O Homem no Canto do Bar – Essa foi a primeira música que escrevi quando decidi voltar a compor para a Jorge Cabeleira, a primeira que mostrei pra Coelho e Mesel na nossa primeira reunião de composição. Ela já nasceu bem formatada, numa levada bluseira para a primeira parte com direito a afinação aberta e slide de guitarra. Evoluindo para outras partes mais hard-rock melódico e funkeado que me lembra um pouco o Red Hot Chilli Peppers. Finalizando com uma parte instrumental viajandona com acordes progressivos onde também inserimos uma escaleta para completar a harmonia junto das guitarras e do baixo line 6 de Coelho.
Doce Sombra – Essa é uma das músicas que foram formatadas com uma estrutura básica que saiu de jams no estúdio. Uma música mais leve com uma letra e atmosfera melancólicas, que mostram bastante de nossa admiração e influência pelo Radiohead, para mim, uma das minhas preferidas.
Talismã – Foi a música de “esquenta” para o disco. Lançada no final do ano passado. Uma releitura rock do clássico dos anos 70 do primeiro disco da carreira de Alceu Valença e Geraldo Azevedo, o “Quadrafônico”. A ideia de fazer uma releitura para ela nasceu de canjas com Tagore quando tocávamos ela no violão em duas vozes simultâneas e ficou tão bacana que decidimos fazer uma versão para ela. Na versão usamos referências psicodélicas como Neil Young e Tame Impala para chegarmos na pegada que desejávamos para a música.
Arábica – Essa música foi toda estruturada por Coelho em cima de uma escala harmônica árabe, como o próprio nome da música já diz. A divisão rítmica dela segue muito do trabalho de produção de música eletrônica que Coelho faz em seus projetos como o Grassmass. Com a adição de instrumentos como a viola “Dobro” em afinação nordestina e a “Baglama”, instrumento de cordas turco.
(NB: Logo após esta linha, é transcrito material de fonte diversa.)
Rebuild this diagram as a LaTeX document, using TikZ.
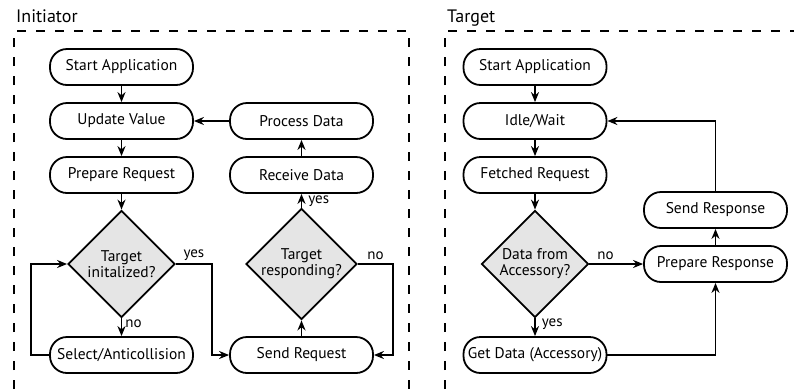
\documentclass[tikz,border=0pt]{standalone}
\usepackage{fontspec}
\setmainfont{PT Sans}
\usetikzlibrary{arrows.meta,shapes.geometric}

\begin{document}
\begin{tikzpicture}[x=1pt, y=-1pt, ->, >={Stealth[length=10pt,width=8pt]}, line width=1.8pt, node distance=54pt, font=\fontsize{15.5}{16}\selectfont]
\tikzstyle{proc}=[draw, rounded corners=17pt, minimum width=143pt, minimum height=36pt, inner sep=0pt]
\tikzstyle{test}=[draw, diamond, fill=black!10, aspect=1, minimum width=107pt, minimum height=107pt, inner sep=0pt, align=center]
\tikzstyle{panel}=[-, dash pattern=on 9pt off 10pt, line width=1.8pt]
\tikzstyle{lbl}=[font=\fontsize{15}{16}\selectfont, inner sep=3pt]

\useasboundingbox (0,0) rectangle (794,389);

\node[anchor=base west, font=\fontsize{18}{20}\selectfont] (ttl0) at (12,22) {Initiator};
\node[anchor=base west, font=\fontsize{18}{20}\selectfont] (ttl1) at (443,22) {Target};
\draw[panel] (14,389) -- (14,31) -- (409,31) -- (409,389);
\draw[panel] (445,389) -- (445,31) -- (794,31);

\node[proc] (ini0) at (121.5,67) {Start Application};
\node[proc] (ini1) [below of=ini0] {Update Value};
\node[proc] (ini2) [below of=ini1] {Prepare Request};
\node[test] (ini3) at (121.5,264) {Target\\initalized?};
\node[proc] (ini4) at (121.5,355) {Select/Anticollision};
\node[proc] (ini5) at (301.5,355) {Send Request};
\node[test] (ini6) at (301.5,264) {Target\\responding?};
\node[proc] (ini7) at (301.5,175) {Receive Data};
\node[proc] (ini8) [above of=ini7] {Process Data};

\node[proc] (tgt0) at (535,67) {Start Application};
\node[proc] (tgt1) [below of=tgt0] {Idle/Wait};
\node[proc] (tgt2) [below of=tgt1] {Fetched Request};
\node[test] (tgt3) at (535,264) {Data from\\Accessory?};
\node[proc] (tgt4) at (535,355) {Get Data (Accessory)};
\node[proc] (tgt5) at (715.5,264) {Prepare Response};
\node[proc] (tgt6) at (715.5,210) {Send Response};

\path
(ini0) edge (ini1)
(ini1) edge (ini2)
(ini2) edge (ini3)
(ini3) edge node[lbl, right, pos=0.3] {no} (ini4)
(ini5) edge (ini6)
(ini6) edge node[lbl, right, xshift=3pt] {yes} (ini7)
(ini7) edge (ini8)
(ini8) edge (ini1)

(tgt0) edge (tgt1)
(tgt1) edge (tgt2)
(tgt2) edge (tgt3)
(tgt3) edge node[lbl, right, pos=0.3, xshift=3pt] {yes} (tgt4)
(tgt3) edge node[lbl, above, pos=0.3] {no} (tgt5)
(tgt5) edge (tgt6);

\draw (ini3.east) -- ++(36,0) node[lbl, midway, above] {yes} |- (ini5.west);
\draw (ini4.west) -- ++(-18,0) |- (ini3.west);
\draw (ini6.east) -- ++(35,0) node[lbl, midway, above] {no} |- (ini5.east);
\draw (tgt4.east) -| (tgt5.south);
\draw (tgt6.north) |- (tgt1.east);
\end{tikzpicture}
\end{document}
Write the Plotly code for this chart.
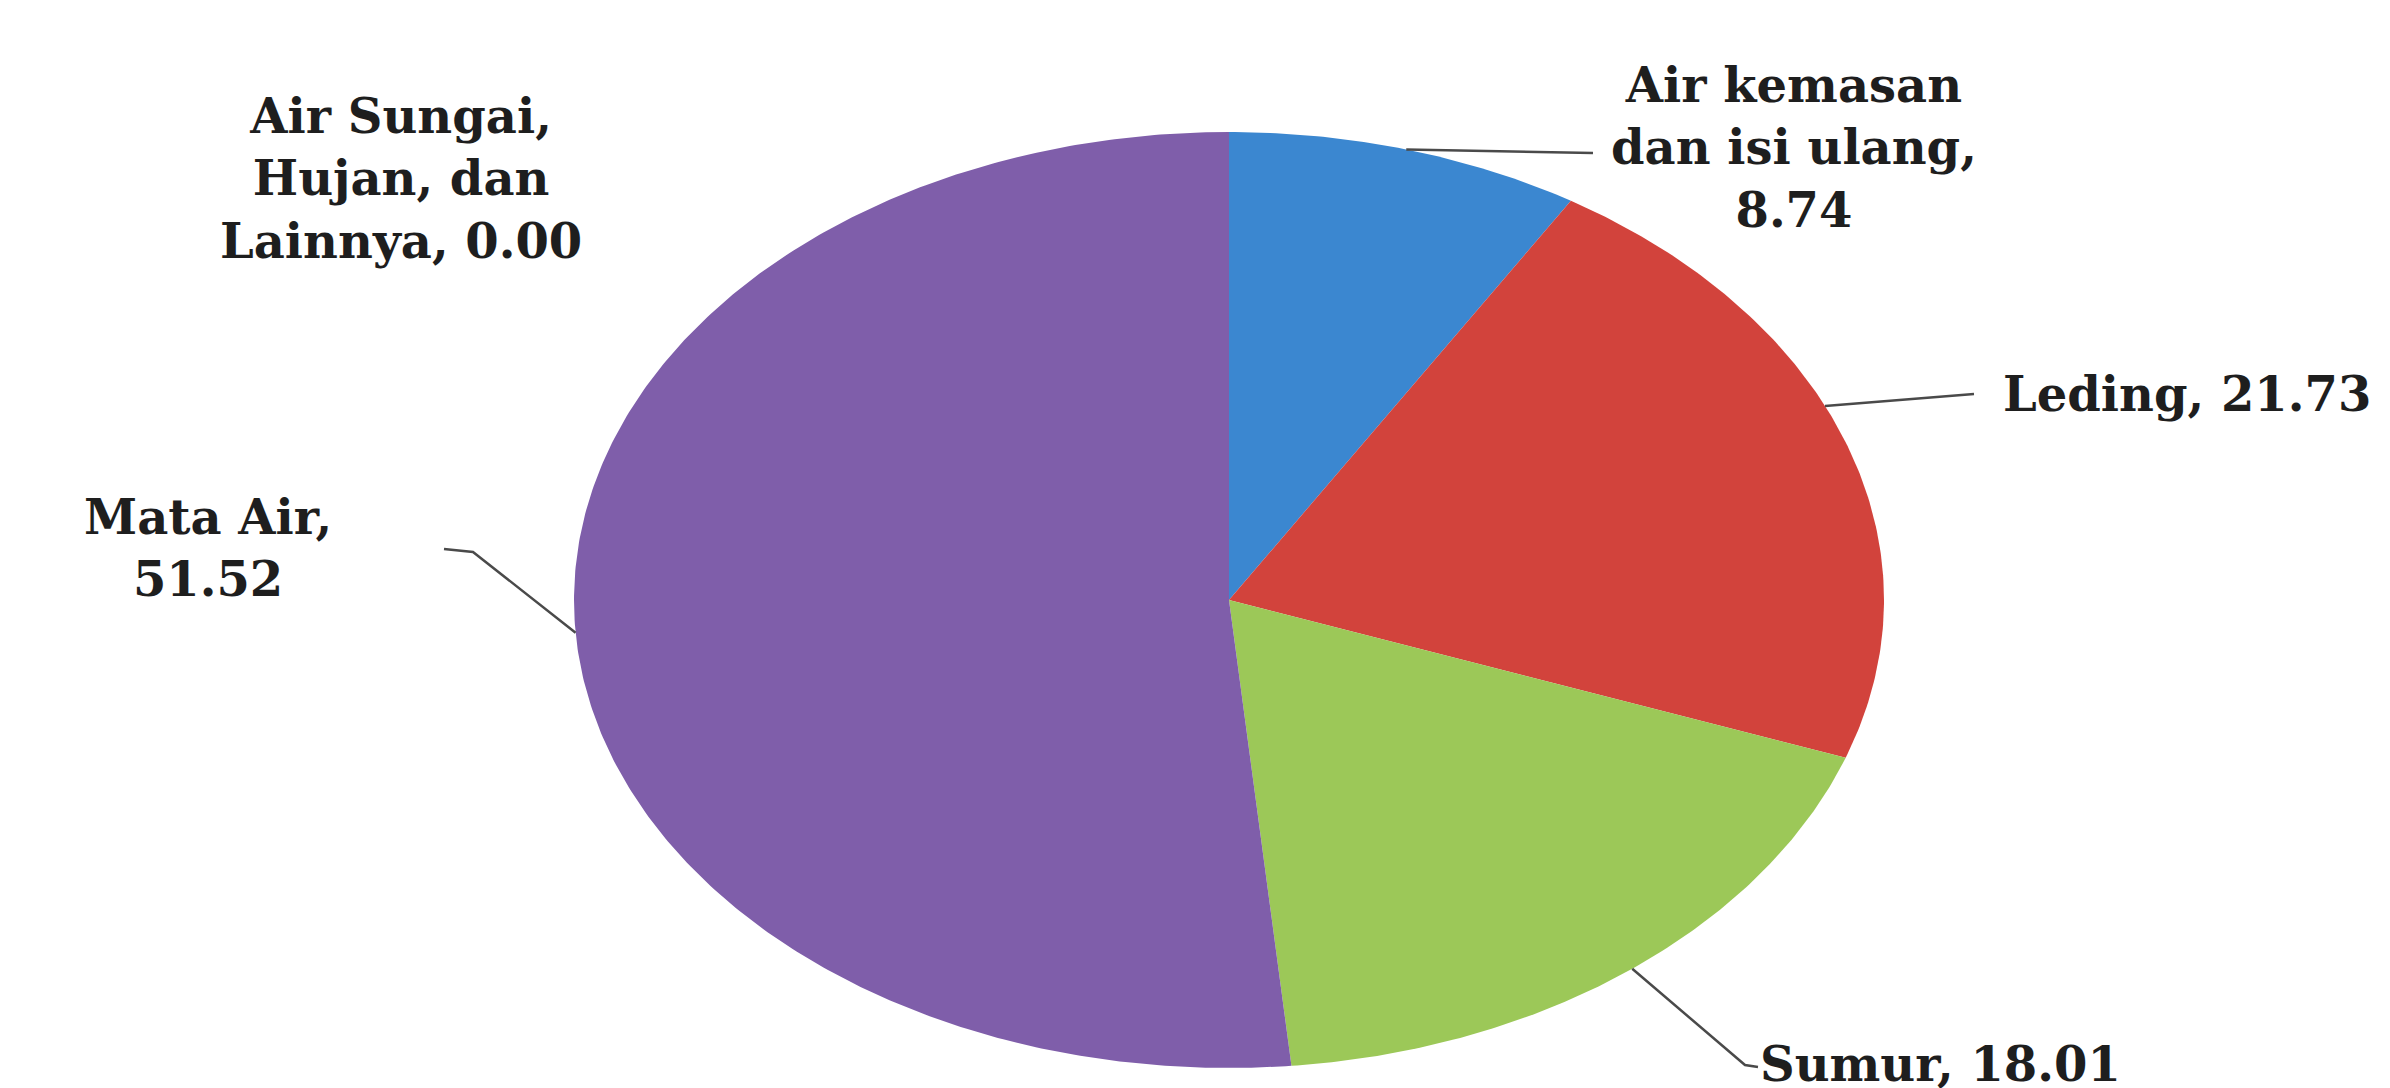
import numpy as np
import plotly.graph_objects as go

# ---- data ----
categories = ["Air kemasan dan isi ulang", "Leding", "Sumur", "Mata Air",
              "Air Sungai, Hujan, dan Lainnya"]
values = [8.74, 21.73, 18.01, 51.52, 0.00]
label_texts = ["Air kemasan<br>dan isi ulang,<br>8.74", "Leding, 21.73",
               "Sumur, 18.01", "Mata Air,<br>51.52",
               "Air Sungai,<br>Hujan, dan<br>Lainnya, 0.00"]
colors = ["#3b87d0", "#d2433c", "#9cc858", "#7f5eaa", "#8064a2"]

# ---- layout geometry (pixel space) ----
W, H = 2390, 1088
CX, CY = 1221, 592
RX, RY = 655, 468

fig = go.Figure()

total = sum(values)
start = 0.0
for cat, v, col in zip(categories, values, colors):
    frac = v / total
    a0 = start * 2 * np.pi
    a1 = (start + frac) * 2 * np.pi
    start += frac
    if v <= 0:
        continue
    n = max(int(frac * 720), 4)
    t = np.linspace(a0, a1, n)
    xs = np.concatenate([[CX], CX + RX * np.sin(t), [CX]])
    ys = np.concatenate([[CY], CY - RY * np.cos(t), [CY]])
    fig.add_trace(go.Scatter(x=xs, y=ys, mode="lines", fill="toself",
                             fillcolor=col, line=dict(width=0, color=col),
                             hoverinfo="text", text=f"{cat}: {v:.2f}",
                             showlegend=False))

# label placement (positions only); lead = angle (deg, clockwise from top)
# where the leader leaves the pie edge, followed by its bend/end points
label_pos = [
    dict(x=1786, y=139, xanchor="center", ang=15.7, lead=[(1585, 145)]),
    dict(x=1993, y=386, xanchor="left", ang=65.5, lead=[(1966, 386)]),
    dict(x=1750, y=1056, xanchor="left", ang=142.0, lead=[(1737, 1057), (1750, 1059)]),
    dict(x=200, y=540, xanchor="center", ang=266.0, lead=[(465, 544), (436, 541)]),
    dict(x=393, y=170, xanchor="center", ang=None, lead=None),
]

for i, (txt, pos) in enumerate(zip(label_texts, label_pos)):
    if pos["lead"] and values[i] > 0:
        a = np.deg2rad(pos["ang"])
        ex = CX + RX * np.sin(a)
        ey = CY - RY * np.cos(a)
        lx = [ex] + [p[0] for p in pos["lead"]]
        ly = [ey] + [p[1] for p in pos["lead"]]
        fig.add_trace(go.Scatter(x=lx, y=ly, mode="lines",
                                 line=dict(color="#4a4a4a", width=2.5),
                                 hoverinfo="skip", showlegend=False))
    fig.add_annotation(x=pos["x"], y=pos["y"], xref="x", yref="y",
                       text=f"<b>{txt}</b>", showarrow=False,
                       xanchor=pos["xanchor"], yanchor="middle",
                       font=dict(family="DejaVu Serif", size=48, color="#1e1e1e"))

fig.update_layout(
    width=W, height=H,
    margin=dict(l=0, r=0, t=0, b=0),
    paper_bgcolor="white", plot_bgcolor="white",
    xaxis=dict(range=[0, W], visible=False, fixedrange=True),
    yaxis=dict(range=[H, 0], visible=False, fixedrange=True),
)

fig.write_html("out.html")
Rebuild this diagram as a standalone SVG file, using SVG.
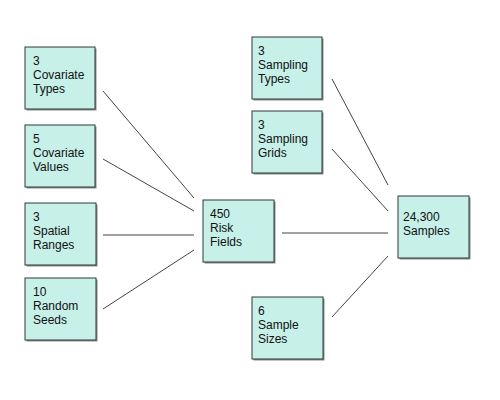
<svg xmlns="http://www.w3.org/2000/svg" width="500" height="400" viewBox="0 0 500 400">
<style>
.sh{fill:#8a8a8a}
.bx{fill:#c6f0e8;stroke:#2e3b3b;stroke-width:1}
.t{font-family:"Liberation Sans",Arial,sans-serif;font-size:12px;fill:#111}
.ln{stroke:#444;stroke-width:1;fill:none}
</style>
<rect width="500" height="400" fill="#fff"/>
<g id="connectors">
<line class="ln" x1="103" y1="91" x2="194" y2="198"/>
<line class="ln" x1="103" y1="159" x2="194" y2="211"/>
<line class="ln" x1="103" y1="235" x2="194" y2="235"/>
<line class="ln" x1="103" y1="309" x2="194" y2="250"/>
<line class="ln" x1="282" y1="233" x2="388" y2="233"/>
<line class="ln" x1="332" y1="79" x2="388" y2="185"/>
<line class="ln" x1="332" y1="149" x2="388" y2="211"/>
<line class="ln" x1="332" y1="317" x2="388" y2="256"/>
</g>
<g id="covariate-types">
<rect class="sh" x="26.5" y="48.5" width="70" height="62"/>
<rect class="bx" x="25" y="47" width="70" height="62"/>
<text class="t" x="33" y="65">3</text><text class="t" x="33" y="79">Covariate</text><text class="t" x="33" y="93">Types</text>
</g>
<g id="covariate-values">
<rect class="sh" x="26.5" y="126.5" width="70" height="62"/>
<rect class="bx" x="25" y="125" width="70" height="62"/>
<text class="t" x="33" y="143">5</text><text class="t" x="33" y="157">Covariate</text><text class="t" x="33" y="171">Values</text>
</g>
<g id="spatial-ranges">
<rect class="sh" x="26.5" y="204.5" width="71" height="62"/>
<rect class="bx" x="25" y="203" width="71" height="62"/>
<text class="t" x="33" y="221">3</text><text class="t" x="33" y="235">Spatial</text><text class="t" x="33" y="249">Ranges</text>
</g>
<g id="random-seeds">
<rect class="sh" x="26.5" y="279.5" width="71" height="62"/>
<rect class="bx" x="25" y="278" width="71" height="62"/>
<text class="t" x="33" y="296">10</text><text class="t" x="33" y="310">Random</text><text class="t" x="33" y="324">Seeds</text>
</g>
<g id="risk-fields">
<rect class="sh" x="204.5" y="201.5" width="71" height="62"/>
<rect class="bx" x="203" y="200" width="71" height="62"/>
<text class="t" x="210" y="218">450</text><text class="t" x="210" y="232">Risk</text><text class="t" x="210" y="246">Fields</text>
</g>
<g id="sampling-types">
<rect class="sh" x="253.5" y="38.5" width="70" height="62"/>
<rect class="bx" x="252" y="37" width="70" height="62"/>
<text class="t" x="258" y="55">3</text><text class="t" x="258" y="69">Sampling</text><text class="t" x="258" y="83">Types</text>
</g>
<g id="sampling-grids">
<rect class="sh" x="253.5" y="112.5" width="70" height="62"/>
<rect class="bx" x="252" y="111" width="70" height="62"/>
<text class="t" x="258" y="129">3</text><text class="t" x="258" y="143">Sampling</text><text class="t" x="258" y="157">Grids</text>
</g>
<g id="sample-sizes">
<rect class="sh" x="253.5" y="298.5" width="71" height="62"/>
<rect class="bx" x="252" y="297" width="71" height="62"/>
<text class="t" x="258" y="315">6</text><text class="t" x="258" y="329">Sample</text><text class="t" x="258" y="343">Sizes</text>
</g>
<g id="samples">
<rect class="sh" x="399.5" y="197.5" width="71" height="62"/>
<rect class="bx" x="398" y="196" width="71" height="62"/>
<text class="t" x="403" y="221">24,300</text><text class="t" x="403" y="235">Samples</text>
</g>
</svg>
Conseguimos chegar a uma sonoridade bem diferente de tudo que a banda já tinha feito antes. Montada essa estrutura da música, foi só deixar a imaginação correr solta para a letra, que é compacta, se encaixando cada palavra na música com uma preocupação mais rítmica de como a palavra soa do que propriamente do que a palavra diz.
Brilho – Essa música foi toda composta em uma jam que fizemos e gravamos a quase 3 anos, escrevendo uma letra inspirada em cânticos do “Santo Daime” e colocando na música na hora mesmo que estávamos fazendo, nem tínhamos a intenção de gravar outro disco nem nada, mas a música ficou tão bacana que ficou na manga para uma oportunidade e ela apareceu pro disco. Tem uma pegada bem Ledzepelliana na sua origem, aí em estúdio resolvemos fazer uma parte B para ela em Dub, outro estilo que curtimos muito também.
Mamaterial – Perto de metade do disco foi criada em jams de estúdio, e levadas depois pra UIVO (produtora de Coelho em São Paulo) pra editar e montar um esqueleto, que foi coberto nas viagens subsequentes a Recife. “Mamaterial” saiu de um riff meio stoner, e foi a última a entrar no álbum.
Sete Quedas – Também surgiu de uma ideia durante as jams do começo do álbum, destinadas a criar mais músicas e completar o repertório. É um tema em 7/8 que reflete bem esse estilo meio mântrico/modal das composições de Coelho. Montamos os arranjos em volta, e ficou tão bom que decidimos que essa deveria ser só instrumental, na tradição do que fizemos no disco passado.